Jealousy, on the other hand, is a secondary emotion that dogs clearly experience. Remember how Jack cons Butch into leaving his toy by pretending there are people at the front door? What is at the root of that behavior for Jack if not jealousy? It is jealousy that causes one dog to bump another out of the way of your stroking hand.
Nick and I traveled a tremendous amount together, and he became a true veteran of the Atlanta International Airport, frequently cited as the busiest in the world. Due to a serious personal flaw of mine -- perpetual tardiness -- Nick always ran when we were in the airport. Always. We would pass through the airport doors and off we would go, a big yellow dog running, with me gracelessly trying to keep up. As we reached the security checkpoint, Nick would fling his bag (he usually carried his own luggage) onto the conveyor belt, bolt through the metal detector, and retrieve his bag on the other side. By the time Nick and I reached the underground train, I'd be a sweaty, exhausted mess.

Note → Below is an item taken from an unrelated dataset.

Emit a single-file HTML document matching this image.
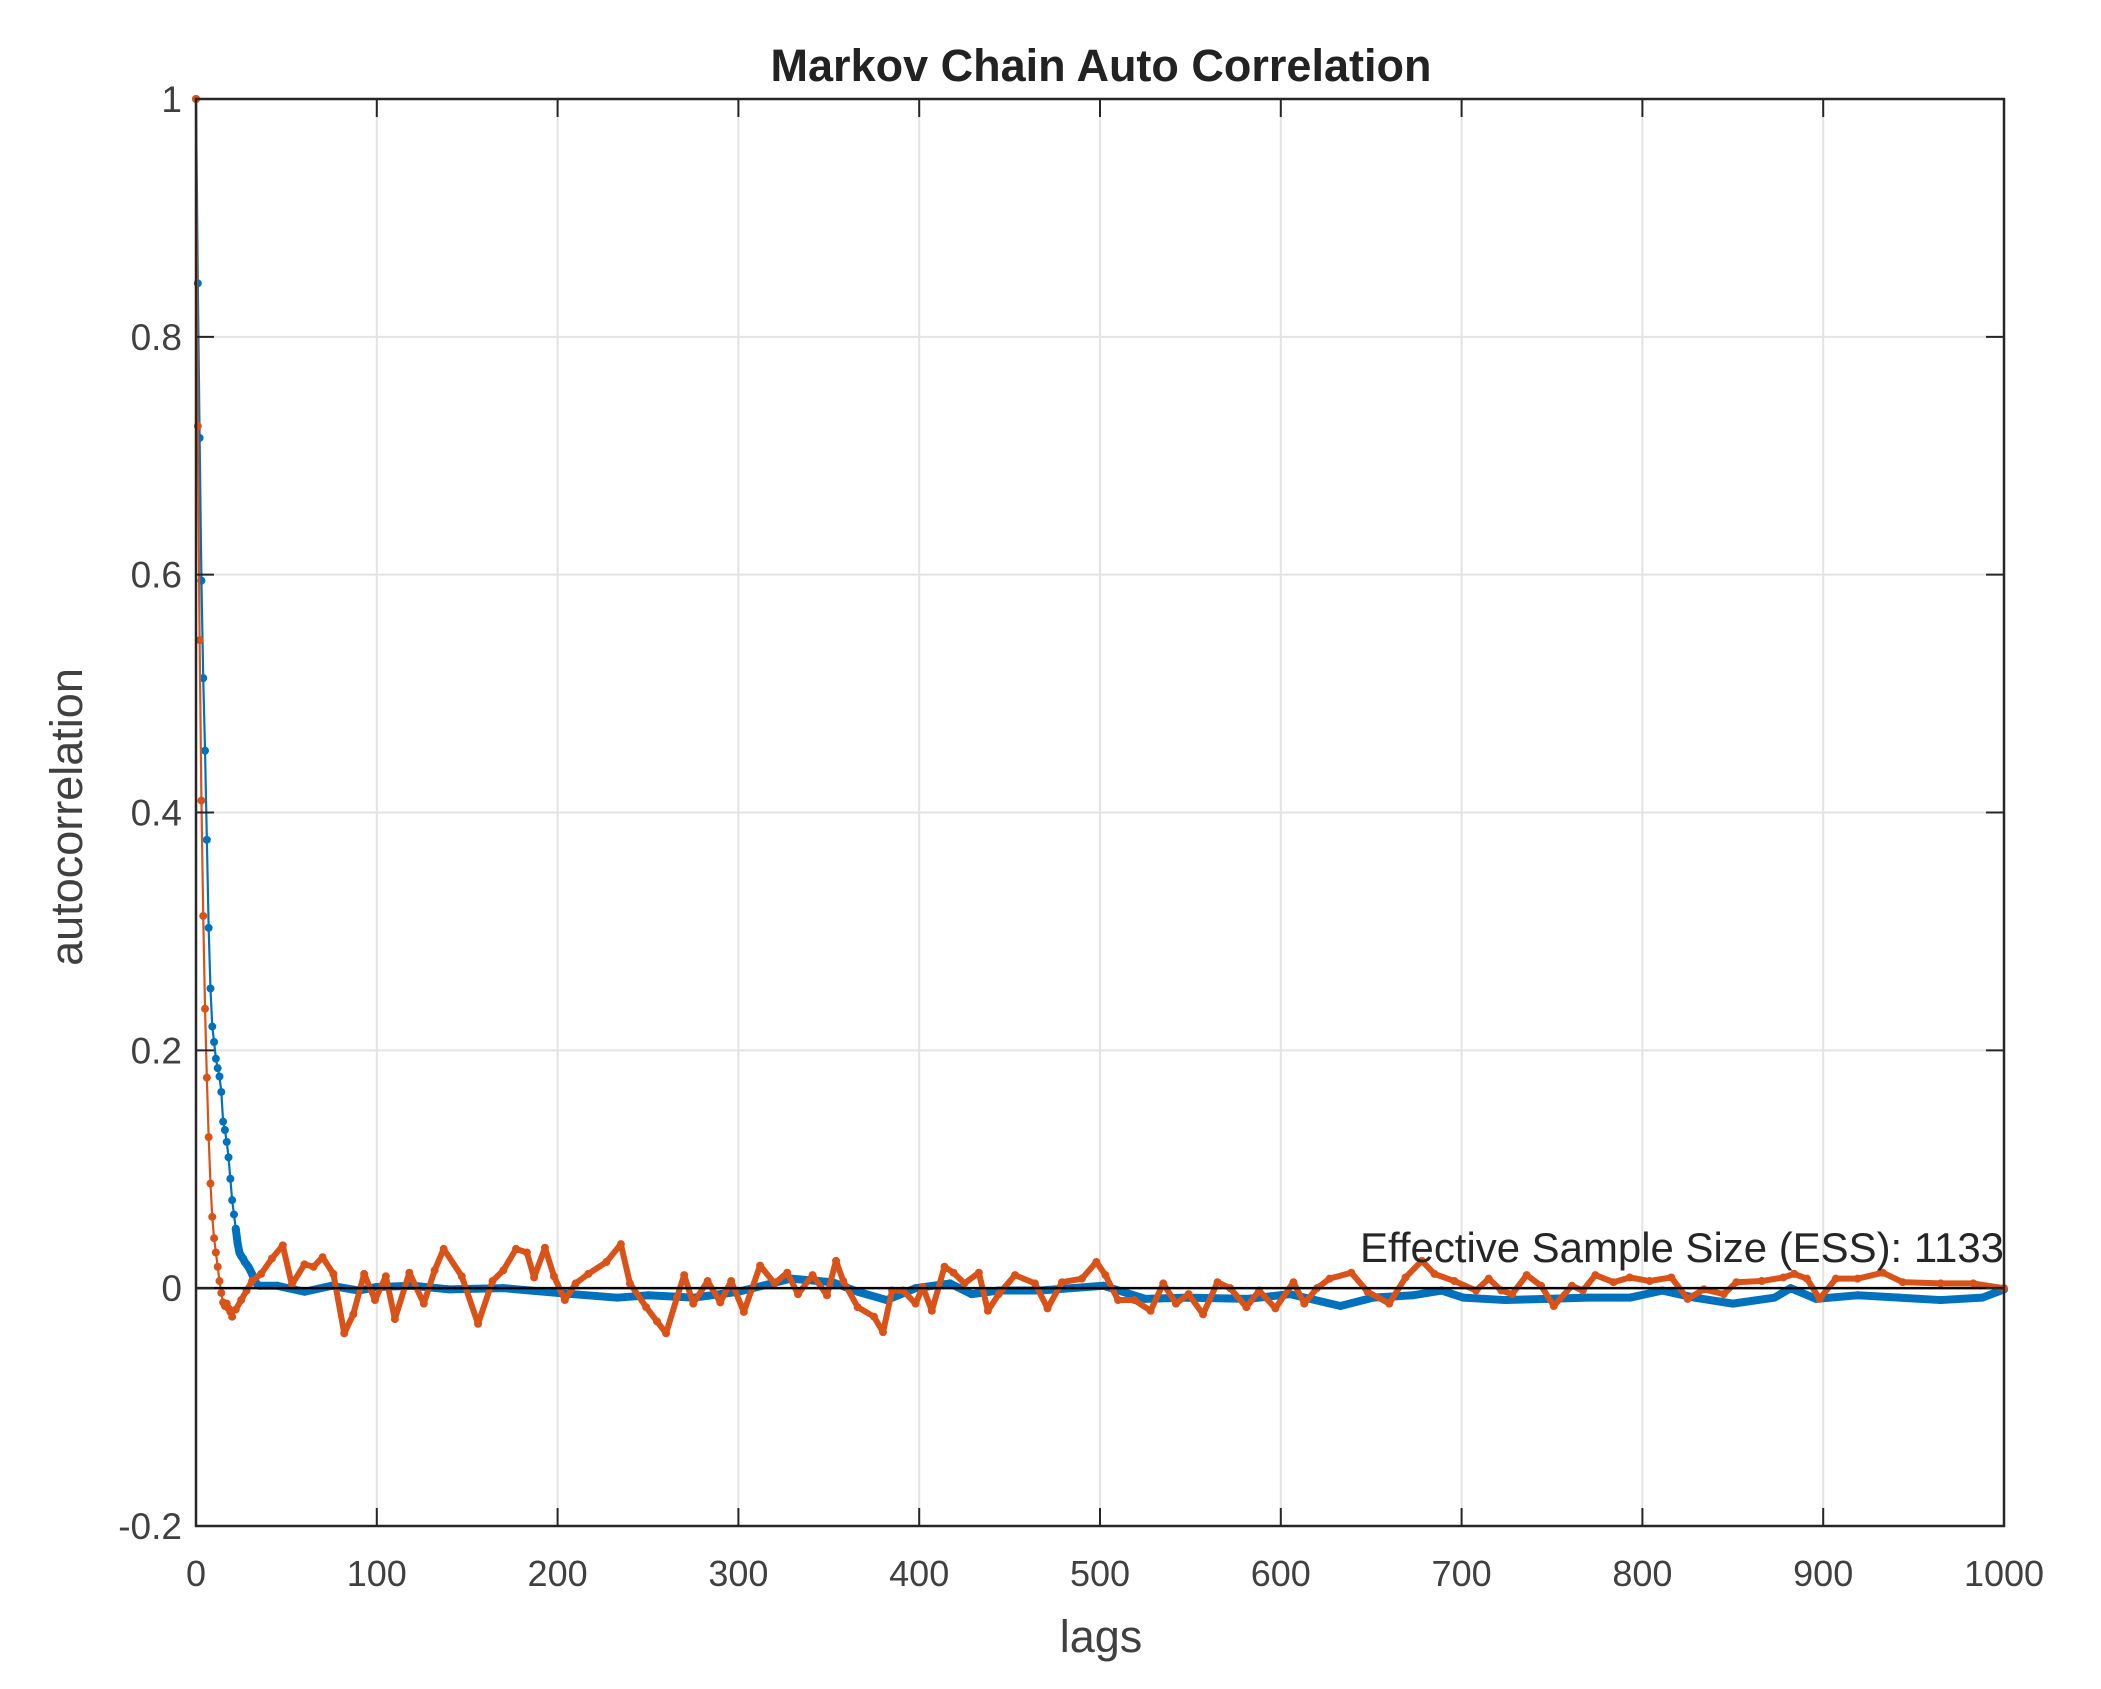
<!DOCTYPE html>
<html><head><meta charset="utf-8"><style>
html,body{margin:0;padding:0;background:#fff;}
svg{display:block;font-family:"Liberation Sans",Arial,sans-serif;}
</style></head><body>
<svg id="chart" width="2101" height="1689" viewBox="0 0 2101 1689" xmlns="http://www.w3.org/2000/svg">
<rect x="0" y="0" width="2101" height="1689" fill="#fff"/>
<g id="grid"></g>
<g id="series"></g>
<g id="axes"></g>
<text x="1101" y="81" text-anchor="middle" font-size="45" font-weight="bold" fill="#222">Markov Chain Auto Correlation</text>
<text x="1101" y="1652" text-anchor="middle" font-size="45" fill="#404040">lags</text>
<text x="0" y="0" transform="translate(82,817) rotate(-90)" text-anchor="middle" font-size="45" fill="#404040">autocorrelation</text>
<text x="2004" y="1262" text-anchor="end" font-size="42" textLength="644" lengthAdjust="spacingAndGlyphs" fill="#262626">Effective Sample Size (ESS): 1133</text>
</svg>
<script>
const xTicks = [0,100,200,300,400,500,600,700,800,900,1000];
const yTicks = [-0.2,0,0.2,0.4,0.6,0.8,1];
const yTickLabels = ["-0.2","0","0.2","0.4","0.6","0.8","1"];
const blueLags = [0,1,2,3,4,5,6,7,8,9,10,11,12,13,14,15,16,17,18,19,20,21,22,23,24,25,26,27,28,29,30,31,32,33,34,35,45,60,75,90,100,120,140,170,200,233,250,275,300,329,352,366,382,398,417,429,444,467,502,525,548,582,605,633,651,673,689,701,724,747,770,793,811,829,850,873,882,896,919,942,965,988,1000];
const blueValues = [1,0.845,0.715,0.595,0.513,0.452,0.377,0.303,0.252,0.22,0.207,0.193,0.185,0.178,0.165,0.14,0.133,0.123,0.11,0.092,0.074,0.062,0.05,0.038,0.03,0.027,0.025,0.022,0.02,0.018,0.015,0.012,0.008,0.005,0.003,0.002,0.002,-0.003,0.002,-0.002,0.001,0.002,-0.001,0,-0.004,-0.008,-0.006,-0.008,-0.003,0.008,0.005,-0.003,-0.01,0,0.004,-0.005,-0.002,-0.002,0.002,-0.009,-0.008,-0.009,-0.005,-0.015,-0.008,-0.006,-0.002,-0.008,-0.01,-0.009,-0.008,-0.008,-0.002,-0.008,-0.013,-0.008,0,-0.009,-0.006,-0.008,-0.01,-0.008,-0.001];
const orangeLags = [0,1,2,3,4,5,6,7,8,9,10,11,12,13,14,15,16,17,18,19,20,22,25,28,31,36,42,48,53,60,65,70,76,82,87,93,99,105,110,118,126,132,137,147,156,164,170,177,183,187,193,198,204,210,217,227,235,240,249,255,260,266,270,275,283,290,296,303,312,320,327,333,341,349,354,358,366,375,380,385,391,398,402,407,414,419,425,433,438,444,453,464,471,479,490,498,503,510,519,528,535,542,549,557,565,572,581,588,597,607,613,620,627,639,648,660,669,678,685,696,708,715,722,728,736,744,751,761,767,774,784,793,804,816,825,834,845,852,866,878,884,891,898,907,919,933,944,965,983,1000];
const orangeValues = [1,0.725,0.545,0.41,0.313,0.235,0.177,0.127,0.088,0.06,0.042,0.03,0.018,0.006,-0.004,-0.012,-0.015,-0.013,-0.017,-0.02,-0.024,-0.018,-0.01,-0.002,0.006,0.012,0.025,0.036,0.003,0.02,0.018,0.026,0.012,-0.038,-0.022,0.012,-0.01,0.01,-0.026,0.013,-0.013,0.015,0.033,0.01,-0.03,0.006,0.015,0.033,0.03,0.009,0.034,0.01,-0.01,0.004,0.012,0.022,0.037,0.004,-0.016,-0.028,-0.038,-0.008,0.011,-0.013,0.006,-0.012,0.006,-0.02,0.019,0.004,0.013,-0.005,0.011,-0.006,0.023,0.006,-0.016,-0.024,-0.037,-0.002,-0.002,-0.013,0.001,-0.019,0.018,0.013,0.004,0.013,-0.019,-0.005,0.011,0.004,-0.017,0.005,0.008,0.022,0.011,-0.01,-0.01,-0.019,0.004,-0.013,-0.005,-0.022,0.005,0,-0.016,-0.002,-0.017,0.005,-0.013,0,0.008,0.013,-0.003,-0.013,0.009,0.023,0.012,0.006,-0.002,0.008,-0.002,-0.005,0.011,0.002,-0.015,0.002,-0.002,0.011,0.005,0.009,0.006,0.009,-0.009,-0.001,-0.005,0.005,0.006,0.009,0.012,0.008,-0.009,0.008,0.008,0.013,0.005,0.004,0.004,0];

const L=196,R=2004,T=99,B=1526;
const xS = v => L + (v/1000)*(R-L);
const yS = v => B - ((v+0.2)/1.2)*(B-T);
const NS='http://www.w3.org/2000/svg';
function mk(tag, attrs, parent){const e=document.createElementNS(NS,tag);for(const k in attrs)e.setAttribute(k,attrs[k]);parent.appendChild(e);return e;}
const grid=document.getElementById('grid'), axes=document.getElementById('axes'), ser=document.getElementById('series');

xTicks.forEach(t=>{
  const g=mk('line',{x1:xS(t),x2:xS(t),y1:T,y2:B,stroke:'#e3e3e3','stroke-width':2},grid);
  
  
  const lab=mk('text',{x:xS(t),y:1586,'text-anchor':'middle','font-size':36,fill:'#404040'},axes);
  lab.textContent=t;
  
  
  mk('line',{x1:xS(t),x2:xS(t),y1:B,y2:B-18,stroke:'#262626','stroke-width':2},axes);
  mk('line',{x1:xS(t),x2:xS(t),y1:T,y2:T+18,stroke:'#262626','stroke-width':2},axes);
});
yTicks.forEach((t,i)=>{
  const g=mk('line',{x1:L,x2:R,y1:yS(t),y2:yS(t),stroke:'#e3e3e3','stroke-width':2},grid);
  
  
  const lab=mk('text',{x:182,y:yS(t)+13,'text-anchor':'end','font-size':37,fill:'#404040'},axes);
  lab.textContent=yTickLabels[i];
  
  
  mk('line',{x1:L,x2:L+18,y1:yS(t),y2:yS(t),stroke:'#262626','stroke-width':2},axes);
  mk('line',{x1:R,x2:R-18,y1:yS(t),y2:yS(t),stroke:'#262626','stroke-width':2},axes);
});
const frame=mk('rect',{x:L,y:T,width:R-L,height:B-T,fill:'none',stroke:'#262626','stroke-width':2.5},axes);



function drawSeries(lags, vals, color, name, tw){
  const g=mk('g',{},ser);
  
  
  const pts=lags.map((l,i)=>xS(l)+','+yS(vals[i]));
  const thick=lags.map((l,i)=>l>=22?xS(l)+','+yS(vals[i]):null).filter(p=>p);
  mk('polyline',{points:thick.join(' '),fill:'none',stroke:color,'stroke-width':tw,'stroke-linejoin':'round','stroke-linecap':'round'},g);
  mk('polyline',{points:pts.join(' '),fill:'none',stroke:color,'stroke-width':2.2,'stroke-linejoin':'round'},g);
  lags.forEach((l,i)=>{
    const c=mk('circle',{cx:xS(l),cy:yS(vals[i]),r:4,fill:color},g);
    
    
  });
}
drawSeries(blueLags, blueValues, '#0072bd', 'blue-series', 8);
drawSeries(orangeLags, orangeValues, '#d95319', 'orange-series', 6);
const z=mk('line',{x1:L,x2:R,y1:yS(0),y2:yS(0),stroke:'#000','stroke-width':2.5},ser);


</script>
</body></html>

One day I failed to hold on to the handrail, as the mechanical voice demands prior to announcing that the vehicle is leaving the station. The warning is well deserved. When I fell, my purse spilled and my stuff rolled everywhere -- a truly embarrassing moment. I glanced over at Nick to make sure he was okay, since I had also dropped his leash. He was staring passively out the window of the train, some twenty feet away from me, acting as if we had never met before. It was so obvious that Nick was embarrassed by my misstep that the man who helped me up even noted, "Looks like your dog is pretending not to know you."
While dogs experience many of the same emotions as humans, they don't necessarily experience these emotions the same way that we do. I cannot tell you what Nick's exact feelings were about the death of the little boy. I can only note that he was profoundly affected emotionally by the event and that whatever he felt went far beyond simple reflex.
At Canine Assistants, I have seen many compelling examples of what can only be described as dogs grieving. It is devastatingly sad when any of our assistance dogs die. Their human partners are, of course, bereft. But somehow the people manage to keep going, to regain their balance and move on. That is not always the case when the circumstances are reversed. When working dogs lose their owners, the dogs often fall to pieces, refusing to eat or even participate in other activities of daily living. There have been anecdotal reports of service dogs who have quite literally grieved themselves to death.
The depth of their feelings suggests that the cognitive limitations of dogs may make them experience emotions much more strongly. Consider your feelings about the death of someone close to you; you are sad but you console yourself intellectually. Dogs do not appear to have that level of intellectual flexibility. When dogs feel emotion, they feel it largely without the tempering filter of higher thought.